ワールドミュージック町十三番地

上海、香港、マカオと流れ、明日はチェニスかモロッコか。港々の歌謡曲をたずねる旅でございます。

ドナウ河がきらめいていたよ

2010-10-16 00:50:55 | ヨーロッパ

 ”Semmicske énekek”by Bognár Szilvia

 ハンガリーの民俗音楽系のジャズロックバンド、とでも呼んだらいいのだろうか、Makamという名バンドがあるんだけれど、そこでボーカルを担当していたBognár Szilvia女史が独立後、2008年に発表した意欲作、なんて呼びたくはないな、東欧の春の陽だまりをそのまま歌にしたみたいな素敵な歌のアルバムであります。

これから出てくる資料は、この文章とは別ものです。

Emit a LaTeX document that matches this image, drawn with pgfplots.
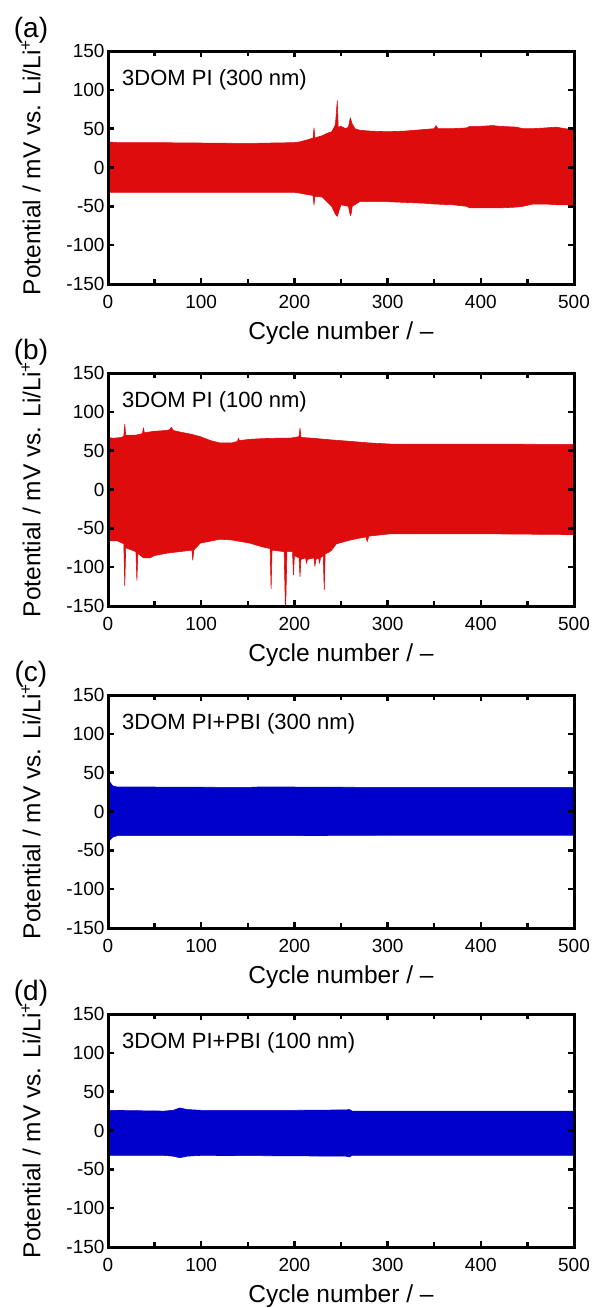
\documentclass[border=0pt]{standalone}
\usepackage{fontspec}
\setmainfont{Liberation Sans}
\usepackage{pgfplots}
\pgfplotsset{compat=1.18}
\definecolor{bandred}{RGB}{222,12,12}
\definecolor{bandblue}{RGB}{0,0,205}
\pgfplotsset{
 panel/.style={
  scale only axis, width=466pt, height=233pt,
  xmin=0,xmax=500,ymin=-150,ymax=150,
  xtick={0,100,200,300,400,500}, minor xtick={50,150,250,350,450},
  ytick={-150,-100,-50,0,50,100,150},
  yticklabels={-150,-100,-50,0,50,100,150},
  xticklabels={0,100,200,300,400,500},
  tick align=inside,
  major tick length=6pt, minor tick length=5pt,
  axis line style={line width=3pt},
  tick style={line width=2.5pt, black},
  tick label style={font=\fontsize{19}{19}\selectfont},
  xticklabel style={anchor=base, yshift=-24pt},
  every axis x label/.style={at={(axis description cs:0.5,0)}, anchor=base, yshift=-55pt, font=\fontsize{24.5}{24.5}\selectfont},
  every axis y label/.style={at={(axis description cs:0,0.5)}, rotate=90, anchor=center, yshift=77pt, font=\fontsize{24.5}{24.5}\selectfont},
  xlabel={Cycle number / –},
  ylabel={Potential / mV vs. Li/Li\textsuperscript{+}},
  anchor=south west,
  axis on top,
 },
 band/.style={line width=0.6pt, line join=round},
}
\begin{document}
\begin{tikzpicture}
% (a)
\begin{axis}[panel, name=pa, at={(108pt,-284pt)}]
\addplot[band, draw=bandred, fill=bandred] coordinates {
(0,33) (10,32) (50,32) (100,31.5) (150,31) (200,32) (206,33) (215,36) (220,38) (221,51) (222,38) (230,41) (235,44) (240,46) (242,50) (244,55) (245,70) (246,86) (247,52) (250,53) (255,50) (258,52) (260,64) (262,56) (265,50) (270,48) (280,47) (300,46) (320,47) (340,49) (350,50) (352,54) (354,50) (370,50) (385,51) (388,53) (400,53) (413,54) (420,53) (438,52) (445,50) (456,50) (470,51) (481,52) (490,50) (500,49)
(500,-48) (481,-48) (470,-47) (456,-47) (445,-50) (438,-51) (420,-52) (400,-52) (388,-52) (385,-50) (370,-48) (350,-47) (340,-46) (320,-45) (300,-44) (280,-44) (270,-44) (262,-50) (261,-59) (260,-62) (258,-50) (250,-48) (248,-55) (246,-63) (244,-60) (242,-55) (240,-50) (235,-44) (230,-38) (222,-37) (221,-48) (220,-36) (210,-34) (206,-33) (200,-32) (150,-32) (100,-32) (50,-32) (0,-32)
} -- cycle;
\end{axis}
% (b)
\begin{axis}[panel, name=pb, at={(108pt,-606pt)}]
\addplot[band, draw=bandred, fill=bandred] coordinates {
(0,67) (5,66) (15,67) (17,69) (18,84) (19,70) (30,70) (37,72) (38,79.5) (39,73) (50,75) (63,76) (66,77) (68,80) (70,76) (77,74) (90,71) (99,68) (110,63) (120,60) (133,60) (139,62) (140,66) (141,63) (152,64.6) (166,65.5) (180,66) (195,66) (200,67) (205,68) (206,79) (207,67) (220,66) (238,64) (260,62) (280,60) (303,58.5) (400,58.5) (500,58)
(500,-58) (400,-57) (303,-57) (280,-60) (278,-67) (277,-61) (260,-65) (245,-70) (240,-78) (238,-80) (233,-83) (232,-129) (231,-85) (228,-88) (227,-95) (226,-88) (223,-90) (222,-99) (221,-88) (214,-90) (213,-95) (212,-88) (207,-90) (206,-112) (205,-88) (200,-85) (199,-110) (198,-80) (192,-80) (190.5,-160) (189,-80) (176,-78) (175,-128) (174,-76) (166,-74) (152,-69) (133,-65) (120,-64) (99,-69) (92,-78) (91,-91) (90,-78) (77,-80) (63,-82) (50,-85) (45,-88) (40,-88) (38,-88) (32,-82) (31,-117) (30,-80) (19,-75) (18,-124) (17,-70) (10,-66) (0,-66)
} -- cycle;
\end{axis}
% (c)
\begin{axis}[panel, name=pc, at={(108pt,-928pt)}]
\addplot[band, draw=bandblue, fill=bandblue] coordinates {
(0,39) (2,38) (5,33) (10,31.5) (50,31.5) (150,31) (160,31.5) (200,31.5) (300,31) (380,31) (400,31) (500,31)
(500,-30.5) (400,-30.5) (300,-30.5) (200,-31) (100,-31) (10,-31) (5,-33) (2,-37) (0,-38)
} -- cycle;
\end{axis}
% (d)
\begin{axis}[panel, name=pd, at={(108pt,-1247pt)}]
\addplot[band, draw=bandblue, fill=bandblue] coordinates {
(0,26) (30,25.5) (60,25) (70,26) (77,29) (85,27) (100,26) (200,26) (255,26.5) (259,27) (262,25) (300,25) (400,25) (500,25)
(500,-32) (400,-32) (300,-32) (262,-32) (259,-34) (255,-33) (100,-32) (85,-33) (77,-35) (70,-33) (60,-32) (0,-32)
} -- cycle;
\end{axis}
% frames and labels
\foreach \n/\l/\t in {pa/a/3DOM PI (300 nm), pb/b/3DOM PI (100 nm), pc/c/3DOM PI+PBI (300 nm), pd/d/3DOM PI+PBI (100 nm)}{
  \draw[line width=3pt] (\n.south west) rectangle (\n.north east);
  \node[anchor=center, font=\fontsize{28}{28}\selectfont, inner sep=0pt] at ([xshift=-77pt,yshift=21pt]\n.north west) {(\l)};
  \node[anchor=base west, font=\fontsize{22}{22}\selectfont, inner sep=0pt] at ([xshift=14pt,yshift=-34pt]\n.north west) {\t};
}
\pgfresetboundingbox
\useasboundingbox (0,0) rectangle (595pt,-1308pt);
\end{tikzpicture}
\end{document}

 この人の絡んだ作品はこの場で以前、取り上げたことがある。リュート一本をバックに、ハンガリーとその周辺に中世から伝わる世俗歌謡を歌ってみせた”Rutafanak sok szep aga”というアルバムでした。そんなもの、辛気臭くてしょうがないじゃないかと思うんだが、彼女の明るく力強い歌声が、その何百年もの時を経た歌たちを生き生きと現代に蘇らせ、遠い時代の人々の息吹を瑞々しく伝えてくれたものです。
 あのアルバムを聴いてから私は彼女がすっかり好きになってしまいまして、他のアルバムもいろいろ探して聴いてみたのですが、こちらのアルバムなどはトラッド歌手としての Bognár Szilvia の魅力を正面から捉えたものとして、相当に好感の持てるものなのであります。

 ここで歌われている歌は、彼女のバックバンドのベース奏者、Zoltan Kovacs がハンガリーはもちろん、ブルガリヤやルーマニア方面までも視野に収めて、各地の民謡を再構成して作り上げた東欧紀行というかバルカン絵巻みたいな広がりのある楽曲群。色とりどりの地方色が描かれていて、のんびり聴いて行くと気ままな旅に出かけた気分にもなろうというもの。
 バックバンドも、ギターやサックスなど近代西欧の楽器に東欧の民族楽器やウードのようなアジアの楽器まで加わった賑やかな編成で、東西の文化の混交するバルカンの雰囲気をよく醸し出しています。

 そしてやっぱり Bognár Szilvia の明るい歌声が良いですね。なんか東欧物というと暗く閉ざされたヨーロッパ深遠部ってイメージが何かと正面に出て来てしまって、重苦しくてやりきれなくなったりしたんですが、このアルバムではドナウ河流れる緑の沃野に春の光が踊っている、なんて絵が浮んでくるのが嬉しいのですな。
 そして絵といえば、やはりハンガリーものにはどこかにヨーロッパのただ中に紛れ込んだアジアの血が匂う瞬間がある。ドナウを渡る風の中にときおり、遠い過去から吹き付けてくる中央アジアの砂嵐の気配が漂う。そのあたりを聴き取るのも一興というものでありましょう。

 いやあ、一度ほんとに旅してみたいものですなあ、ハンガリーの地を。